### EXERCISE DIRECTIONS
Copy the data below exactly, omitting any picture it contains.

### GIVEN DATA
━━━━
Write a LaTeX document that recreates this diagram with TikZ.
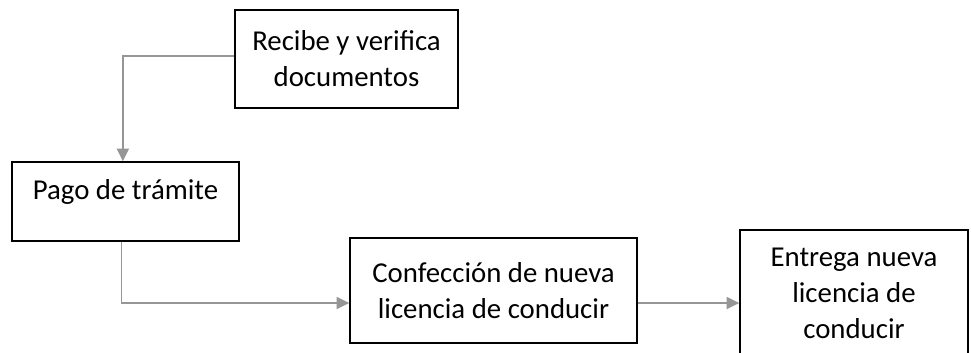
\documentclass[tikz,border=0pt]{standalone}
\usepackage{fontspec}
\setmainfont{Carlito}
\usetikzlibrary{arrows.meta}
\definecolor{conngray}{RGB}{150,150,150}
\begin{document}
\begin{tikzpicture}[x=0.75pt,y=-0.75pt,
  box/.style={draw=black, line width=1.1pt, inner sep=0pt, font=\fontsize{21.6}{27}\selectfont},
  conn/.style={draw=conngray, line width=1.3pt, -{Triangle[length=9.5pt,width=9pt,fill=conngray]}}]
\useasboundingbox (0,0) rectangle (971,353);
\clip (0,0) rectangle (971,353);
\node[box, align=center, minimum width=167.25pt, minimum height=73.5pt] (b1) at (346.5,59) {Recibe y verifica\\documentos};
\node[box, minimum width=170.25pt, text height=27.75pt, text depth=31.5pt] (b2) at (125.5,201.5) {Pago de trámite};
\node[box, align=center, minimum width=215.25pt, minimum height=78.75pt] (b3) at (493.5,290.5) {Confección de nueva\\licencia de conducir};
\node[box, align=center, minimum width=171pt, minimum height=94.5pt] (b4) at (854,293) {Entrega nueva\\licencia de\\conducir};
\coordinate (j3w) at ([yshift=-9.4pt]b3.west);
\coordinate (j3e) at ([yshift=-9.4pt]b3.east);
\draw[conn] ([yshift=2pt]b1.west) -| ([xshift=-2pt]b2.north);
\draw[conn] ([xshift=-3pt]b2.south) |- (j3w);
\draw[conn] (j3e) -- (j3e -| b4.west);
\end{tikzpicture}
\end{document}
━━━━
### COMPLETE RESPONSE
Write a LaTeX document that recreates this diagram with TikZ.
\documentclass[tikz,border=0pt]{standalone}
\usepackage{fontspec}
\setmainfont{Carlito}
\usetikzlibrary{arrows.meta}
\definecolor{conngray}{RGB}{150,150,150}
\begin{document}
\begin{tikzpicture}[x=0.75pt,y=-0.75pt,
  box/.style={draw=black, line width=1.1pt, inner sep=0pt, font=\fontsize{21.6}{27}\selectfont},
  conn/.style={draw=conngray, line width=1.3pt, -{Triangle[length=9.5pt,width=9pt,fill=conngray]}}]
\useasboundingbox (0,0) rectangle (971,353);
\clip (0,0) rectangle (971,353);
\node[box, align=center, minimum width=167.25pt, minimum height=73.5pt] (b1) at (346.5,59) {Recibe y verifica\\documentos};
\node[box, minimum width=170.25pt, text height=27.75pt, text depth=31.5pt] (b2) at (125.5,201.5) {Pago de trámite};
\node[box, align=center, minimum width=215.25pt, minimum height=78.75pt] (b3) at (493.5,290.5) {Confección de nueva\\licencia de conducir};
\node[box, align=center, minimum width=171pt, minimum height=94.5pt] (b4) at (854,293) {Entrega nueva\\licencia de\\conducir};
\coordinate (j3w) at ([yshift=-9.4pt]b3.west);
\coordinate (j3e) at ([yshift=-9.4pt]b3.east);
\draw[conn] ([yshift=2pt]b1.west) -| ([xshift=-2pt]b2.north);
\draw[conn] ([xshift=-3pt]b2.south) |- (j3w);
\draw[conn] (j3e) -- (j3e -| b4.west);
\end{tikzpicture}
\end{document}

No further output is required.